Com receio dos impactos da delação de Sérgio Machado na governabilidade e na imagem da gestão peemedebista, o presidente interino, Michel Temer, chamou nesta quinta-feira (16) de "mentirosas" e "criminosas" as acusações feitas pelo ex-presidente da Transpetro e chegou a dizer que, se tivesse cometido o "delito irresponsável" apontado por ele, "não teria até condições de presidir o país".

Temer decidiu fazer o pronunciamento, sem direito a perguntas de jornalistas, depois de avaliar que a nota divulgada na quarta-feira (15) não havia tido o efeito esperado e era necessário fazer uma "defesa mais contundente". Na nota, ele já negava ter feito qualquer pedido de "doação ilícita" a Machado.

"Alguém que teria cometido aquele delito irresponsável que o cidadão Machado apontou não teria até condições de presidir o país", afirmou Temer em pronunciamento na manha de quinta-feira (16), convocado de surpresa pela sua assessoria.

Em sua fala, sem a oportunidade de perguntas da imprensa, o peemedebista ressaltou que não podia deixar passar em branco as denúncias e afirmou que nenhum "fato leviano" irá atrapalhar a atividade governamental.

"Quero registrar em alto e bom som que nada embaraçará nossa missão e desejo de fazer com que neste período que esteja à frente da Presidência da República continuemos a trabalhar em favor do Brasil e do povo brasileiro", disse.

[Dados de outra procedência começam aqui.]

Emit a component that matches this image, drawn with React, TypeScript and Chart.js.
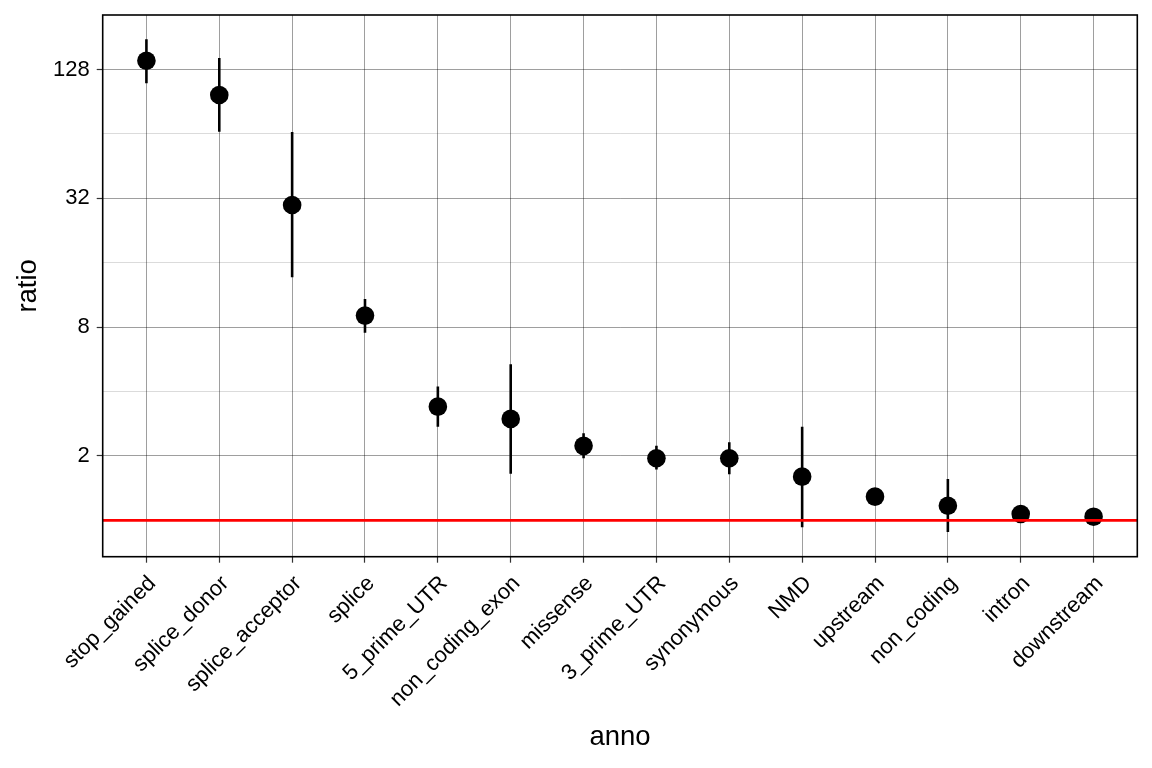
import React, { useEffect, useRef } from "react";
import { Chart, registerables } from "chart.js";

Chart.register(...registerables);

const categories = [
  "stop_gained", "splice_donor", "splice_acceptor", "splice", "5_prime_UTR",
  "non_coding_exon", "missense", "3_prime_UTR", "synonymous", "NMD",
  "upstream", "non_coding", "intron", "downstream",
];
const ratio = [140.8, 97.4, 29.8, 9.06, 3.4, 2.98, 2.23, 1.95, 1.95, 1.6, 1.29, 1.17, 1.07, 1.04];
const lower = [110.4, 65.6, 13.7, 7.54, 2.74, 1.65, 1.95, 1.73, 1.64, 0.929, 1.24, 0.883, 1.03, 1.01];
const upper = [177.3, 145, 65.4, 10.84, 4.22, 5.37, 2.55, 2.23, 2.32, 2.74, 1.34, 1.56, 1.11, 1.07];
const yTicks = [1, 2, 4, 8, 16, 32, 64, 128];
const yLabelled = [2, 8, 32, 128];
const refLine = 1;

const FONT = "'Liberation Sans', Arial, Helvetica, sans-serif";

const borderPlugin = {
  id: "panelBorder",
  afterDraw(chart: any) {
    const { ctx, chartArea } = chart;
    ctx.save();
    ctx.strokeStyle = "#000";
    ctx.lineWidth = 1.6;
    ctx.strokeRect(chartArea.left, chartArea.top, chartArea.right - chartArea.left, chartArea.bottom - chartArea.top);
    ctx.restore();
  },
};

export default function App() {
  const ref = useRef<HTMLCanvasElement | null>(null);
  useEffect(() => {
    if (!ref.current) return;
    const n = categories.length;
    const errData: any[] = [];
    categories.forEach((_, i) => {
      errData.push({ x: i, y: lower[i] });
      errData.push({ x: i, y: upper[i] });
      errData.push({ x: i, y: null });
    });
    const chart = new Chart(ref.current, {
      type: "scatter",
      data: {
        datasets: [
          {
            data: [{ x: -0.6, y: refLine }, { x: n - 1 + 0.6, y: refLine }],
            showLine: true,
            borderColor: "#ff0000",
            borderWidth: 2.6,
            pointRadius: 0,
          } as any,
          {
            data: categories.map((_, i) => ({ x: i, y: ratio[i] })),
            backgroundColor: "#000",
            borderColor: "#000",
            pointRadius: 9.3,
            pointBorderWidth: 0,
          },
          {
            data: errData,
            showLine: true,
            spanGaps: false,
            borderColor: "#000",
            borderWidth: 2.6,
            pointRadius: 0,
          } as any,
        ],
      },
      options: {
        animation: false,
        responsive: false,
        devicePixelRatio: 1,
        events: [],
        layout: { padding: { left: 0, right: 14.7, top: 15, bottom: 0 } },
        plugins: { legend: { display: false }, tooltip: { enabled: false } },
        scales: {
          x: {
            type: "linear",
            min: -0.6,
            max: n - 1 + 0.6,
            afterBuildTicks: (s: any) => {
              s.ticks = categories.map((_, i) => ({ value: i }));
            },
            afterFit: (s: any) => {
              s.height = 211.3;
              s.paddingLeft = 0;
              s.paddingRight = 0;
            },
            ticks: {
              autoSkip: false,
              maxRotation: 45,
              minRotation: 45,
              padding: 8,
              labelOffset: 6,
              color: "#000",
              font: { family: FONT, size: 22 },
              callback: (v: any) => categories[Math.round(Number(v))] ?? "",
            },
            grid: {
              color: "rgba(0,0,0,0.38)",
              lineWidth: 1,
              tickColor: "#333",
              tickLength: 6,
              tickWidth: 1.2,
            },
            border: { display: false },
            title: {
              display: true,
              text: "anno",
              color: "#000",
              font: { family: FONT, size: 27.5 },
              padding: { top: 0, bottom: 14 },
            },
          },
          y: {
            type: "logarithmic",
            min: 0.676,
            max: 230.4,
            afterBuildTicks: (s: any) => {
              s.ticks = yTicks.map((v) => ({ value: v }));
            },
            afterFit: (s: any) => {
              s.width = 102.7;
              s.paddingTop = 0;
              s.paddingBottom = 0;
            },
            ticks: {
              padding: 7,
              color: "#000",
              font: { family: FONT, size: 22 },
              callback: (v: any) => (yLabelled.includes(Number(v)) ? String(v) : ""),
            },
            grid: {
              color: (c: any) => (c.tick && yLabelled.includes(c.tick.value) ? "rgba(0,0,0,0.38)" : "rgba(0,0,0,0.14)"),
              lineWidth: 1,
              tickColor: (c: any) => (c.tick && yLabelled.includes(c.tick.value) ? "#333" : "rgba(0,0,0,0)"),
              tickLength: 6,
              tickWidth: 1.2,
            },
            border: { display: false },
            title: {
              display: true,
              text: "ratio",
              color: "#000",
              font: { family: FONT, size: 27.5 },
              padding: { top: 12, bottom: 0 },
            },
          },
        },
      },
      plugins: [borderPlugin],
    } as any);
    return () => chart.destroy();
  }, []);
  return (
    <div style={{ position: "absolute", left: 0, top: 0, width: 1152, height: 768, background: "#fff" }}>
      <canvas ref={ref} width={1152} height={768} style={{ width: 1152, height: 768, display: "block" }} />
    </div>
  );
}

Segundo o delator, o presidente interino pediu em 2012, na base aérea de Brasília, doação de recursos ilícitos para a campanha a prefeito de São Paulo de Gabriel Chalita. Tanto Temer como Chalita negam as acusações.

Assessores do presidente disseram que Temer quis mostrar que, ao contrário da presidente Dilma, que demorava a se manifestar sobre acusações contra ela, o peemedebista vai sempre responder imediatamente qualquer "tipo de insinuação" contra ele.

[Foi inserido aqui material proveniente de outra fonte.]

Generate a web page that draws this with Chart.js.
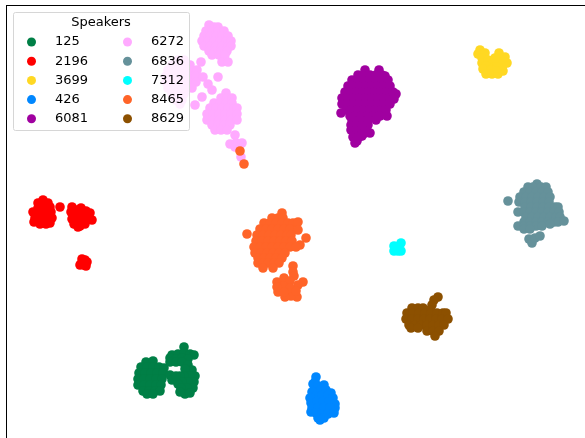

"Nossa honorabilidade está acima de qualquer função ou tarefa pública. Eu quero me dirigir ao povo brasileiro para dizer que não deixarei passar em branco essas afirmações levianas", afirmou.

Sem Demissões

Na declaração, o peemedebista também fez um balanço de um mês de sua gestão, ignorando as demissões dos ministros Romero Jucá (Planejamento) e Fabiano Silveira (Transparência), que criticaram em gravações a Operação Lava Jato.

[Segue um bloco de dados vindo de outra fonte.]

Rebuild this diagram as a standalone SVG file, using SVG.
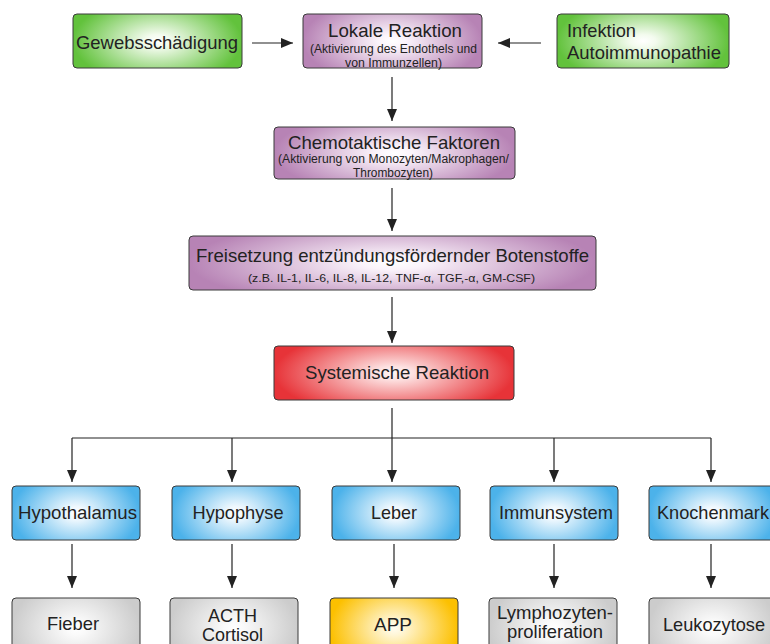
<svg xmlns="http://www.w3.org/2000/svg" width="770" height="644" viewBox="0 0 770 644">
<defs>
<radialGradient id="gGreen" cx="0.5" cy="0.5" r="0.5" gradientTransform="translate(0.5 0.5) scale(1 1.6) translate(-0.5 -0.5)"><stop offset="0" stop-color="#ffffff"/><stop offset="0.15" stop-color="#f3fbee"/><stop offset="1" stop-color="#62c23c"/></radialGradient>
<radialGradient id="gPurple" cx="0.5" cy="0.5" r="0.5" gradientTransform="translate(0.5 0.5) scale(1 1.6) translate(-0.5 -0.5)"><stop offset="0" stop-color="#ffffff"/><stop offset="0.15" stop-color="#fbf4fb"/><stop offset="1" stop-color="#b783b5"/></radialGradient>
<radialGradient id="gRed" cx="0.5" cy="0.5" r="0.5" gradientTransform="translate(0.5 0.5) scale(1 1.6) translate(-0.5 -0.5)"><stop offset="0" stop-color="#fff4f4"/><stop offset="0.15" stop-color="#fde2e2"/><stop offset="1" stop-color="#e73338"/></radialGradient>
<radialGradient id="gBlue" cx="0.5" cy="0.5" r="0.5" gradientTransform="translate(0.5 0.5) scale(1 1.6) translate(-0.5 -0.5)"><stop offset="0" stop-color="#ffffff"/><stop offset="0.15" stop-color="#eff8fe"/><stop offset="1" stop-color="#4cb2ea"/></radialGradient>
<radialGradient id="gGray" cx="0.5" cy="0.5" r="0.5" gradientTransform="translate(0.5 0.5) scale(1 1.6) translate(-0.5 -0.5)"><stop offset="0" stop-color="#ffffff"/><stop offset="0.15" stop-color="#fafafa"/><stop offset="1" stop-color="#cccccc"/></radialGradient>
<radialGradient id="gYellow" cx="0.5" cy="0.5" r="0.5" gradientTransform="translate(0.5 0.5) scale(1 1.6) translate(-0.5 -0.5)"><stop offset="0" stop-color="#fffdf2"/><stop offset="0.15" stop-color="#fff6d6"/><stop offset="1" stop-color="#fcc000"/></radialGradient>
<marker id="ah" markerUnits="userSpaceOnUse" markerWidth="12" markerHeight="10" refX="12" refY="5" orient="auto"><path d="M0,0 L12,5 L0,10 z" fill="#222"/></marker>
</defs>
<style>
.box{stroke:#3a3a3a;stroke-width:1}
.t{font-family:"Liberation Sans",Arial,sans-serif;font-size:18.5px;fill:#222;text-anchor:middle}
.s{font-family:"Liberation Sans",Arial,sans-serif;font-size:12px;fill:#222;text-anchor:middle}
.xs{font-family:"Liberation Sans",Arial,sans-serif;font-size:10.5px;fill:#222;text-anchor:middle}
.c{fill:none;stroke:#222;stroke-width:1.2}
</style>
<rect width="770" height="644" fill="#ffffff"/>
<g id="connectors">
<line class="c" x1="252" y1="43" x2="293" y2="43" marker-end="url(#ah)"/>
<line class="c" x1="541" y1="43" x2="498" y2="43" marker-end="url(#ah)"/>
<line class="c" x1="392" y1="77" x2="392" y2="121" marker-end="url(#ah)"/>
<line class="c" x1="392" y1="188" x2="392" y2="231" marker-end="url(#ah)"/>
<line class="c" x1="392" y1="297" x2="392" y2="343" marker-end="url(#ah)"/>
<line class="c" x1="392" y1="408" x2="392" y2="482" marker-end="url(#ah)"/>
<line class="c" x1="72" y1="438" x2="711" y2="438"/>
<line class="c" x1="72" y1="438" x2="72" y2="482" marker-end="url(#ah)"/>
<line class="c" x1="232" y1="438" x2="232" y2="482" marker-end="url(#ah)"/>
<line class="c" x1="554" y1="438" x2="554" y2="482" marker-end="url(#ah)"/>
<line class="c" x1="711" y1="438" x2="711" y2="482" marker-end="url(#ah)"/>
<line class="c" x1="72" y1="544" x2="72" y2="588" marker-end="url(#ah)"/>
<line class="c" x1="232" y1="544" x2="232" y2="588" marker-end="url(#ah)"/>
<line class="c" x1="394" y1="544" x2="394" y2="588" marker-end="url(#ah)"/>
<line class="c" x1="554" y1="544" x2="554" y2="588" marker-end="url(#ah)"/>
<line class="c" x1="711" y1="544" x2="711" y2="588" marker-end="url(#ah)"/>
</g>
<g id="gewebsschaedigung">
<rect class="box" x="73" y="14" width="169" height="54" rx="4" fill="url(#gGreen)"/>
<text class="t" x="157" y="49" textLength="162" lengthAdjust="spacingAndGlyphs">Gewebsschädigung</text>
</g>
<g id="lokale-reaktion">
<rect class="box" x="303" y="14" width="179" height="54" rx="4" fill="url(#gPurple)"/>
<text class="t" x="395" y="37" textLength="134" lengthAdjust="spacingAndGlyphs">Lokale Reaktion</text>
<text class="s" x="393.5" y="53" textLength="167" lengthAdjust="spacingAndGlyphs">(Aktivierung des Endothels und</text>
<text class="s" x="393.5" y="66.5" textLength="97" lengthAdjust="spacingAndGlyphs">von Immunzellen)</text>
</g>
<g id="infektion">
<rect class="box" x="557" y="14" width="172" height="54" rx="4" fill="url(#gGreen)"/>
<text class="t" x="567" y="37" style="text-anchor:start" textLength="69" lengthAdjust="spacingAndGlyphs">Infektion</text>
<text class="t" x="567" y="59" style="text-anchor:start" textLength="154" lengthAdjust="spacingAndGlyphs">Autoimmunopathie</text>
</g>
<g id="chemotaktische-faktoren">
<rect class="box" x="274" y="127" width="241" height="52" rx="4" fill="url(#gPurple)"/>
<text class="t" x="394" y="149" textLength="212" lengthAdjust="spacingAndGlyphs">Chemotaktische Faktoren</text>
<text class="s" x="393.5" y="163" textLength="231" lengthAdjust="spacingAndGlyphs">(Aktivierung von Monozyten/Makrophagen/</text>
<text class="s" x="393" y="177" textLength="80" lengthAdjust="spacingAndGlyphs">Thrombozyten)</text>
</g>
<g id="freisetzung">
<rect class="box" x="189" y="236" width="407" height="54" rx="4" fill="url(#gPurple)"/>
<text class="t" x="392.5" y="262" textLength="393" lengthAdjust="spacingAndGlyphs">Freisetzung entzündungsfördernder Botenstoffe</text>
<text class="xs" x="391.5" y="281.5" textLength="287" lengthAdjust="spacingAndGlyphs">(z.B. IL-1, IL-6, IL-8, IL-12, TNF-α, TGF,-α, GM-CSF)</text>
</g>
<g id="systemische-reaktion">
<rect class="box" x="274" y="346" width="240" height="54" rx="4" fill="url(#gRed)"/>
<text class="t" x="397" y="379" textLength="184" lengthAdjust="spacingAndGlyphs">Systemische Reaktion</text>
</g>
<g id="hypothalamus">
<rect class="box" x="12" y="486" width="128" height="54" rx="4" fill="url(#gBlue)"/>
<text class="t" x="77.5" y="519" textLength="119" lengthAdjust="spacingAndGlyphs">Hypothalamus</text>
</g>
<g id="hypophyse">
<rect class="box" x="172" y="486" width="128" height="54" rx="4" fill="url(#gBlue)"/>
<text class="t" x="238" y="519" textLength="91" lengthAdjust="spacingAndGlyphs">Hypophyse</text>
</g>
<g id="leber">
<rect class="box" x="332" y="486" width="128" height="54" rx="4" fill="url(#gBlue)"/>
<text class="t" x="394" y="519" textLength="46" lengthAdjust="spacingAndGlyphs">Leber</text>
</g>
<g id="immunsystem">
<rect class="box" x="490" y="486" width="128" height="54" rx="4" fill="url(#gBlue)"/>
<text class="t" x="556" y="519" textLength="114" lengthAdjust="spacingAndGlyphs">Immunsystem</text>
</g>
<g id="knochenmark">
<rect class="box" x="649" y="486" width="128" height="54" rx="4" fill="url(#gBlue)"/>
<text class="t" x="657" y="519" style="text-anchor:start" textLength="112" lengthAdjust="spacingAndGlyphs">Knochenmark</text>
</g>
<g id="fieber">
<rect class="box" x="12" y="598" width="128" height="60" rx="4" fill="url(#gGray)"/>
<text class="t" x="73" y="630" textLength="52" lengthAdjust="spacingAndGlyphs">Fieber</text>
</g>
<g id="acth-cortisol">
<rect class="box" x="170" y="598" width="128" height="60" rx="4" fill="url(#gGray)"/>
<text class="t" x="232.5" y="622" textLength="49" lengthAdjust="spacingAndGlyphs">ACTH</text>
<text class="t" x="232.5" y="641" textLength="61" lengthAdjust="spacingAndGlyphs">Cortisol</text>
</g>
<g id="app">
<rect class="box" x="330" y="598" width="128" height="60" rx="4" fill="url(#gYellow)"/>
<text class="t" x="393" y="631" textLength="38" lengthAdjust="spacingAndGlyphs">APP</text>
</g>
<g id="lymphozytenproliferation">
<rect class="box" x="489" y="598" width="128" height="60" rx="4" fill="url(#gGray)"/>
<text class="t" x="555" y="619" textLength="116" lengthAdjust="spacingAndGlyphs">Lymphozyten-</text>
<text class="t" x="555" y="638" textLength="96" lengthAdjust="spacingAndGlyphs">proliferation</text>
</g>
<g id="leukozytose">
<rect class="box" x="649" y="598" width="128" height="60" rx="4" fill="url(#gGray)"/>
<text class="t" x="714" y="631" textLength="102" lengthAdjust="spacingAndGlyphs">Leukozytose</text>
</g>
</svg>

A ideia inicial sugerida ao peemedebista é de que ele fizesse a apresentação em um pronunciamento em cadeia nacional de televisão e rádio na sexta-feira (17).

A proposta era que, assim, ele também se apresentasse formalmente pela primeira vez ao país como presidente interino.

Com receio de que a denúncia de Machado estimulasse panelaços, o peemedebista decidiu abandonar a ideia pelo menos por enquanto.

No balanço, ele afirmou que lançou mão de iniciativas para "tirar o país da crise profunda em que ele mergulhou".

"Nós eliminamos ministérios, cortamos 4.200 cargos de livre nomeação e mais de 10 mil cargos comissionados", afirmou.

Ele disse ainda que desenvolveu uma relação "muito fértil" com o Congresso Nacional, restabelecendo a harmonia entre Executivo e Legislativo.

"E lançamos um ajuste fiscal, uma nova meta fiscal que, como pude perceber, é o mais adequada para o momento que passa o país", disse.

Além das demissões, o peemedebista também não citou os recuos governamentais, como a recriação, por exemplo, do Ministério da Cultura, que havia sido inicialmente extinto.